----- SUPPLIED DATA

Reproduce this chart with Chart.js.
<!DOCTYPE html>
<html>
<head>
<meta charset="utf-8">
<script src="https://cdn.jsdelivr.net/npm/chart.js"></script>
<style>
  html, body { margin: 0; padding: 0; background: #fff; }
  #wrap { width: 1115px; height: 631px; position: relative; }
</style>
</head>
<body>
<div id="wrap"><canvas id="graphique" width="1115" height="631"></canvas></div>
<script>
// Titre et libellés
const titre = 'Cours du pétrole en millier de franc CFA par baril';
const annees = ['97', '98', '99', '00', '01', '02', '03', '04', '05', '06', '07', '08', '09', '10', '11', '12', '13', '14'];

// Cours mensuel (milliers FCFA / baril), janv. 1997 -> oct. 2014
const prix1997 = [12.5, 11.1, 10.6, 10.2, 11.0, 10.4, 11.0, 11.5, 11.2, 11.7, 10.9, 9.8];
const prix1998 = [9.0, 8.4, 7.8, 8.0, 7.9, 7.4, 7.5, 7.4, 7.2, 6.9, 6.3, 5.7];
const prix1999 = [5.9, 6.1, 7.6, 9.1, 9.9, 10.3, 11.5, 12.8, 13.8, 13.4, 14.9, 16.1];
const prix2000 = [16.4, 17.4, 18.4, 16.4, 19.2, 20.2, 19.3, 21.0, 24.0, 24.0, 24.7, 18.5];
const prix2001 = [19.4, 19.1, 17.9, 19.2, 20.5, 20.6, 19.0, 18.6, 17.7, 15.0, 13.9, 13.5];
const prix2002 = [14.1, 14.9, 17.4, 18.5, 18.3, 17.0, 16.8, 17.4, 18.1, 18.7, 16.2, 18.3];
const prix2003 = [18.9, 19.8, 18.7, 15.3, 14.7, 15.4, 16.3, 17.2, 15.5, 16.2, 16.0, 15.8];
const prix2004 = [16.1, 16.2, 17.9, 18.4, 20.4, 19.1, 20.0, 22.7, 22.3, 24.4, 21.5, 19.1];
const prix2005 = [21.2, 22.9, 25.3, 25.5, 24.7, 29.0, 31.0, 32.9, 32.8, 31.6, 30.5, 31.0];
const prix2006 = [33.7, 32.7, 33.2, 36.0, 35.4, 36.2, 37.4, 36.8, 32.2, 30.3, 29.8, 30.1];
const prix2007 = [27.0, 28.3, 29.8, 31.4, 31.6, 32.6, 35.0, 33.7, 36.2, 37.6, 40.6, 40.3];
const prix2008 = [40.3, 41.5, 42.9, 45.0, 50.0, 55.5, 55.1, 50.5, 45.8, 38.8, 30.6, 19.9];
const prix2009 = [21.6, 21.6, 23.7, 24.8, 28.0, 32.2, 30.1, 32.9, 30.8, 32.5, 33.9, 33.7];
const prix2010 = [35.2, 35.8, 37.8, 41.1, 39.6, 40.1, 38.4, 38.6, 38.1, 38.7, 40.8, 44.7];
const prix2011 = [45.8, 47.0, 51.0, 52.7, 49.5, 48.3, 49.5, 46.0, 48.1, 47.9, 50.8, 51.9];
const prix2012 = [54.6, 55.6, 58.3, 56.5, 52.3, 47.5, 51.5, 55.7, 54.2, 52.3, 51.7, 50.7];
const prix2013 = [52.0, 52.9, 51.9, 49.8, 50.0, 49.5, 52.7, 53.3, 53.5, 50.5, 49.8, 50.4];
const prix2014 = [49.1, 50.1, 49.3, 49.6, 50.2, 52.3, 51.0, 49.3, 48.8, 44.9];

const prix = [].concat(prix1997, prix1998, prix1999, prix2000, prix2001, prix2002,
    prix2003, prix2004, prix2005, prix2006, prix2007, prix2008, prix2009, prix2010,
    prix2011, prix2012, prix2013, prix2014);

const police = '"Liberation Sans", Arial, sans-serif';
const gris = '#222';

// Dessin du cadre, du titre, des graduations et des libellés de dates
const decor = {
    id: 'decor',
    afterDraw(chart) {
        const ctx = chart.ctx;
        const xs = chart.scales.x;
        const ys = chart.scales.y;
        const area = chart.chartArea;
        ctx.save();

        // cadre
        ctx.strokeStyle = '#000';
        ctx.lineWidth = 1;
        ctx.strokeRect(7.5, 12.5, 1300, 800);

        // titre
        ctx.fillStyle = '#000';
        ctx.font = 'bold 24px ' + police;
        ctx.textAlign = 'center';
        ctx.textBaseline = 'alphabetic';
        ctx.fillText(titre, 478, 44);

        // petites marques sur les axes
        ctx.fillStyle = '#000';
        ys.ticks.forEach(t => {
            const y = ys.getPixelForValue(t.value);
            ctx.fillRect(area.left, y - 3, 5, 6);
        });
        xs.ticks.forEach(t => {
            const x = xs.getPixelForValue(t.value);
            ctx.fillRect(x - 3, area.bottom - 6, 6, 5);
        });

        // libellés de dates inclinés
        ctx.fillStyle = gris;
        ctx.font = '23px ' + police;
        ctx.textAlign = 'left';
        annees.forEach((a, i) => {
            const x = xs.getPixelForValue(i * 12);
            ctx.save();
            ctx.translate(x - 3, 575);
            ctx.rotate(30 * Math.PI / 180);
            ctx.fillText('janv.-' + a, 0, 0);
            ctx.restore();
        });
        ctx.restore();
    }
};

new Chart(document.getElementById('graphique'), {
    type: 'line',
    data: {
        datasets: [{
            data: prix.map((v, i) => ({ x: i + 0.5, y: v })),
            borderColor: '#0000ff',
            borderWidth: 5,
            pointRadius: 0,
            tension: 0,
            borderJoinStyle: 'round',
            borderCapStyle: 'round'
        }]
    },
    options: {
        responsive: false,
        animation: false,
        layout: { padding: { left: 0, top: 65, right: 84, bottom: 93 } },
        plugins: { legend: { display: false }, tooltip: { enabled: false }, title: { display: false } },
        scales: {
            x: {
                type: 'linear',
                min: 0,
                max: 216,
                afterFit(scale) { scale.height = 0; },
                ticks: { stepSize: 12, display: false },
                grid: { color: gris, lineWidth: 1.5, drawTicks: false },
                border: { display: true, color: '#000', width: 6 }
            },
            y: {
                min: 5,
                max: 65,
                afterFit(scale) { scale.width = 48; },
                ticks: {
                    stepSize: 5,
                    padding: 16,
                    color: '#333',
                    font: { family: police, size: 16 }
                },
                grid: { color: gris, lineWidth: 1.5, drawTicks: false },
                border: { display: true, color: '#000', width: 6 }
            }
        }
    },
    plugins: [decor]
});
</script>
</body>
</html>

----------

- DIRECTIVE
Extract the complete listing above, reproducing each line exactly.

- SOLUTION FOR THIS EXERCISE
Reproduce this chart with Chart.js.
<!DOCTYPE html>
<html>
<head>
<meta charset="utf-8">
<script src="https://cdn.jsdelivr.net/npm/chart.js"></script>
<style>
  html, body { margin: 0; padding: 0; background: #fff; }
  #wrap { width: 1115px; height: 631px; position: relative; }
</style>
</head>
<body>
<div id="wrap"><canvas id="graphique" width="1115" height="631"></canvas></div>
<script>
// Titre et libellés
const titre = 'Cours du pétrole en millier de franc CFA par baril';
const annees = ['97', '98', '99', '00', '01', '02', '03', '04', '05', '06', '07', '08', '09', '10', '11', '12', '13', '14'];

// Cours mensuel (milliers FCFA / baril), janv. 1997 -> oct. 2014
const prix1997 = [12.5, 11.1, 10.6, 10.2, 11.0, 10.4, 11.0, 11.5, 11.2, 11.7, 10.9, 9.8];
const prix1998 = [9.0, 8.4, 7.8, 8.0, 7.9, 7.4, 7.5, 7.4, 7.2, 6.9, 6.3, 5.7];
const prix1999 = [5.9, 6.1, 7.6, 9.1, 9.9, 10.3, 11.5, 12.8, 13.8, 13.4, 14.9, 16.1];
const prix2000 = [16.4, 17.4, 18.4, 16.4, 19.2, 20.2, 19.3, 21.0, 24.0, 24.0, 24.7, 18.5];
const prix2001 = [19.4, 19.1, 17.9, 19.2, 20.5, 20.6, 19.0, 18.6, 17.7, 15.0, 13.9, 13.5];
const prix2002 = [14.1, 14.9, 17.4, 18.5, 18.3, 17.0, 16.8, 17.4, 18.1, 18.7, 16.2, 18.3];
const prix2003 = [18.9, 19.8, 18.7, 15.3, 14.7, 15.4, 16.3, 17.2, 15.5, 16.2, 16.0, 15.8];
const prix2004 = [16.1, 16.2, 17.9, 18.4, 20.4, 19.1, 20.0, 22.7, 22.3, 24.4, 21.5, 19.1];
const prix2005 = [21.2, 22.9, 25.3, 25.5, 24.7, 29.0, 31.0, 32.9, 32.8, 31.6, 30.5, 31.0];
const prix2006 = [33.7, 32.7, 33.2, 36.0, 35.4, 36.2, 37.4, 36.8, 32.2, 30.3, 29.8, 30.1];
const prix2007 = [27.0, 28.3, 29.8, 31.4, 31.6, 32.6, 35.0, 33.7, 36.2, 37.6, 40.6, 40.3];
const prix2008 = [40.3, 41.5, 42.9, 45.0, 50.0, 55.5, 55.1, 50.5, 45.8, 38.8, 30.6, 19.9];
const prix2009 = [21.6, 21.6, 23.7, 24.8, 28.0, 32.2, 30.1, 32.9, 30.8, 32.5, 33.9, 33.7];
const prix2010 = [35.2, 35.8, 37.8, 41.1, 39.6, 40.1, 38.4, 38.6, 38.1, 38.7, 40.8, 44.7];
const prix2011 = [45.8, 47.0, 51.0, 52.7, 49.5, 48.3, 49.5, 46.0, 48.1, 47.9, 50.8, 51.9];
const prix2012 = [54.6, 55.6, 58.3, 56.5, 52.3, 47.5, 51.5, 55.7, 54.2, 52.3, 51.7, 50.7];
const prix2013 = [52.0, 52.9, 51.9, 49.8, 50.0, 49.5, 52.7, 53.3, 53.5, 50.5, 49.8, 50.4];
const prix2014 = [49.1, 50.1, 49.3, 49.6, 50.2, 52.3, 51.0, 49.3, 48.8, 44.9];

const prix = [].concat(prix1997, prix1998, prix1999, prix2000, prix2001, prix2002,
    prix2003, prix2004, prix2005, prix2006, prix2007, prix2008, prix2009, prix2010,
    prix2011, prix2012, prix2013, prix2014);

const police = '"Liberation Sans", Arial, sans-serif';
const gris = '#222';

// Dessin du cadre, du titre, des graduations et des libellés de dates
const decor = {
    id: 'decor',
    afterDraw(chart) {
        const ctx = chart.ctx;
        const xs = chart.scales.x;
        const ys = chart.scales.y;
        const area = chart.chartArea;
        ctx.save();

        // cadre
        ctx.strokeStyle = '#000';
        ctx.lineWidth = 1;
        ctx.strokeRect(7.5, 12.5, 1300, 800);

        // titre
        ctx.fillStyle = '#000';
        ctx.font = 'bold 24px ' + police;
        ctx.textAlign = 'center';
        ctx.textBaseline = 'alphabetic';
        ctx.fillText(titre, 478, 44);

        // petites marques sur les axes
        ctx.fillStyle = '#000';
        ys.ticks.forEach(t => {
            const y = ys.getPixelForValue(t.value);
            ctx.fillRect(area.left, y - 3, 5, 6);
        });
        xs.ticks.forEach(t => {
            const x = xs.getPixelForValue(t.value);
            ctx.fillRect(x - 3, area.bottom - 6, 6, 5);
        });

        // libellés de dates inclinés
        ctx.fillStyle = gris;
        ctx.font = '23px ' + police;
        ctx.textAlign = 'left';
        annees.forEach((a, i) => {
            const x = xs.getPixelForValue(i * 12);
            ctx.save();
            ctx.translate(x - 3, 575);
            ctx.rotate(30 * Math.PI / 180);
            ctx.fillText('janv.-' + a, 0, 0);
            ctx.restore();
        });
        ctx.restore();
    }
};

new Chart(document.getElementById('graphique'), {
    type: 'line',
    data: {
        datasets: [{
            data: prix.map((v, i) => ({ x: i + 0.5, y: v })),
            borderColor: '#0000ff',
            borderWidth: 5,
            pointRadius: 0,
            tension: 0,
            borderJoinStyle: 'round',
            borderCapStyle: 'round'
        }]
    },
    options: {
        responsive: false,
        animation: false,
        layout: { padding: { left: 0, top: 65, right: 84, bottom: 93 } },
        plugins: { legend: { display: false }, tooltip: { enabled: false }, title: { display: false } },
        scales: {
            x: {
                type: 'linear',
                min: 0,
                max: 216,
                afterFit(scale) { scale.height = 0; },
                ticks: { stepSize: 12, display: false },
                grid: { color: gris, lineWidth: 1.5, drawTicks: false },
                border: { display: true, color: '#000', width: 6 }
            },
            y: {
                min: 5,
                max: 65,
                afterFit(scale) { scale.width = 48; },
                ticks: {
                    stepSize: 5,
                    padding: 16,
                    color: '#333',
                    font: { family: police, size: 16 }
                },
                grid: { color: gris, lineWidth: 1.5, drawTicks: false },
                border: { display: true, color: '#000', width: 6 }
            }
        }
    },
    plugins: [decor]
});
</script>
</body>
</html>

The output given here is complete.